Journalists and guests look over tubes following a propulsion open-air test at Hyperloop One in North Las Vegas, Nevada, U.S. May 11, 2016. Steve Marcus/Reuters

Earlier this month outside of Las Vegas, a company called Hyperloop One carried out the first tests of the high-speed Hyperloop transportation technology. Initially conceived by SpaceX founder Elon Musk as the "fifth mode of transport," the Hyperloop would revolutionize modern travel by sucking a pod through a tube at nearly 800 miles mph. It's kind of like if a bunch of people climbed into one of those cylindrical capsules at the bank, but instead of traveling from behind a desk to the window of your car, the Hyperloop would carry passengers from, say, San Francisco to Los Angeles in a matter of minutes.

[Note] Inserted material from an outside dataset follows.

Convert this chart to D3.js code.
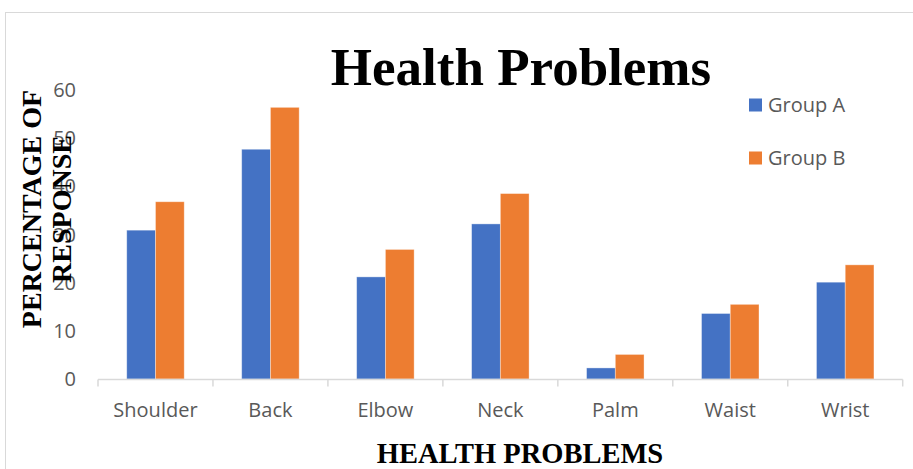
<!DOCTYPE html>
<html>
<head>
<meta charset="utf-8">
<script src="https://cdn.jsdelivr.net/npm/d3@7"></script>
<style>
  html, body { margin: 0; padding: 0; background: #fff; }
  svg { display: block; }
</style>
</head>
<body>
<svg id="chart" width="913" height="469"></svg>
<script>
// Body areas surveyed
const categories = ["Shoulder", "Back", "Elbow", "Neck", "Palm", "Waist", "Wrist"];
// Percentage of respondents reporting each problem
const groupA = [30.9, 47.7, 21.2, 32.2, 2.3, 13.6, 20.1];
const groupB = [36.8, 56.4, 26.9, 38.5, 5.1, 15.5, 23.7];
const seriesNames = ["Group A", "Group B"];
const seriesColors = ["#4472c4", "#ed7d31"];
const yTicks = [0, 10, 20, 30, 40, 50, 60];

const series = [groupA, groupB];
const svg = d3.select("#chart");
const labelFont = "'Open Sans', sans-serif";
const labelSize = 20;

// outer chart frame
svg.append("rect")
  .attr("x", 5.5).attr("y", 12.5)
  .attr("width", 930).attr("height", 470)
  .attr("fill", "none").attr("stroke", "#d9d9d9").attr("stroke-width", 1);

const plot = { left: 98, right: 902.7, top: 90, bottom: 379 };

const x0 = d3.scaleBand()
  .domain(categories)
  .range([plot.left, plot.right])
  .padding(0);

const x1 = d3.scaleBand()
  .domain(d3.range(series.length))
  .range([x0.bandwidth() * 0.25, x0.bandwidth() * 0.75])
  .padding(0);

const y = d3.scaleLinear()
  .domain([0, 60])
  .range([plot.bottom, plot.top]);

// bars
const groups = svg.append("g").selectAll("g")
  .data(categories)
  .join("g")
  .attr("transform", d => `translate(${x0(d)},0)`);

groups.selectAll("rect")
  .data((d, i) => series.map((s, k) => ({ k, v: s[i] })))
  .join("rect")
  .attr("x", d => x1(d.k))
  .attr("y", d => y(d.v))
  .attr("width", x1.bandwidth())
  .attr("height", d => y(0) - y(d.v))
  .attr("fill", d => seriesColors[d.k])
  .attr("stroke", "rgba(255,255,255,0.45)")
  .attr("stroke-width", 0.8);

// category axis
const xAxis = svg.append("g")
  .attr("transform", `translate(0,${plot.bottom + 0.5})`);
xAxis.append("line")
  .attr("x1", plot.left).attr("x2", plot.right)
  .attr("stroke", "#d9d9d9").attr("stroke-width", 1.5);
const bounds = categories.map(c => x0(c)).concat([plot.right]);
xAxis.selectAll("line.tick")
  .data(bounds)
  .join("line")
  .attr("class", "tick")
  .attr("x1", d => d).attr("x2", d => d)
  .attr("y1", 0).attr("y2", 7)
  .attr("stroke", "#d9d9d9").attr("stroke-width", 1.5);
xAxis.selectAll("text")
  .data(categories)
  .join("text")
  .attr("x", d => x0(d) + x0.bandwidth() / 2)
  .attr("y", 37)
  .attr("text-anchor", "middle")
  .attr("font-family", labelFont)
  .attr("font-size", labelSize)
  .attr("fill", "#595959")
  .text(d => d);

// value axis labels
svg.append("g").selectAll("text")
  .data(yTicks)
  .join("text")
  .attr("x", 76)
  .attr("y", d => y(d))
  .attr("dy", "0.35em")
  .attr("text-anchor", "end")
  .attr("font-family", labelFont)
  .attr("font-size", labelSize)
  .attr("fill", "#595959")
  .text(d => d);

// title
svg.append("text")
  .attr("x", 521).attr("y", 85)
  .attr("text-anchor", "middle")
  .attr("font-family", "'Liberation Serif', 'Times New Roman', serif")
  .attr("font-weight", "bold")
  .attr("font-size", 53)
  .attr("fill", "#000")
  .text("Health Problems");

// axis titles
svg.append("text")
  .attr("x", 520).attr("y", 463)
  .attr("text-anchor", "middle")
  .attr("font-family", "'Liberation Serif', 'Times New Roman', serif")
  .attr("font-weight", "bold")
  .attr("font-size", 28.5)
  .attr("fill", "#000")
  .text("HEALTH PROBLEMS");

const yTitle = svg.append("text")
  .attr("transform", "translate(41,209) rotate(-90)")
  .attr("text-anchor", "middle")
  .attr("font-family", "'Liberation Serif', 'Times New Roman', serif")
  .attr("font-weight", "bold")
  .attr("font-size", 28)
  .attr("fill", "#000");
yTitle.append("tspan").attr("x", 0).attr("y", 0).text("PERCENTAGE OF");
yTitle.append("tspan").attr("x", 0).attr("y", 30).text("RESPONSE");

// legend
const legend = svg.append("g").selectAll("g")
  .data(seriesNames)
  .join("g")
  .attr("transform", (d, i) => `translate(749,${105 + i * 53})`);
legend.append("rect")
  .attr("x", 0).attr("y", -6.5)
  .attr("width", 13).attr("height", 13)
  .attr("fill", (d, i) => seriesColors[i]);
legend.append("text")
  .attr("x", 19).attr("y", 0)
  .attr("dy", "0.35em")
  .attr("font-family", labelFont)
  .attr("font-size", labelSize)
  .attr("fill", "#595959")
  .text(d => d);
</script>
</body>
</html>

Hyperloop One's test was open to public viewing and featured one of its pods accelerating to 116 mph in only 1.1 seconds before crashing into a pile of sand (they haven't quite figured out the brakes). But Hyperloop One is only one of the companies racing to turn Musk's vision from pipe dream (pun intended) into reality. Its principal competitor is Hyperloop Transportation Technologies (HTT), which on Tuesday revealed that their capsules would be lined with a special kind of smart carbon fiber they are calling vibranium.

If this sounds familiar, it's because vibranium is the material that makes Captain America's shield indestructible. It can also be found in Wakanda, the African nation home to Black Panther. In other words, vibranium is a fictional metal. Until now, that is.

HTT's version of vibranium may not be able to withstand the types of beatings Captain America's shield has endured over the years, but it will be strong. According to HTT, it is eight times stronger than aluminum and 10 times stronger than steel alternatives. It will be applied to the exterior of the company's Hyperloop pods as a dual coating embedded with sensors that can instantly relay vital information about temperature, stability and more. Earlier this year, HTT CEO Dirk Ahlborn told Newsweek that his company aims to have a passenger-ready Hyperloop constructed by 2018.

HTT and Hyperloop One are able to pursue making the Hyperloop a reality so aggressively because Musk insisted on open-sourcing the designs and technology, and it's the competition between the two companies that could bring the Hyperloop into existence sooner rather than later. It's unlikely that the U.S. would have put a man on the moon as soon as it did if the Soviet Union wasn't racing to do the same on the other side of the world. The same principle of competition is in effect today with the Hyperloop. This isn't a stagnating governmental works project.

Fortunately for the fate of humanity, neither HTT nor Hyperloop One has an arsenal of nuclear weapons at their disposal, only technology that could result in the most life-changing transportation innovation since the airplane.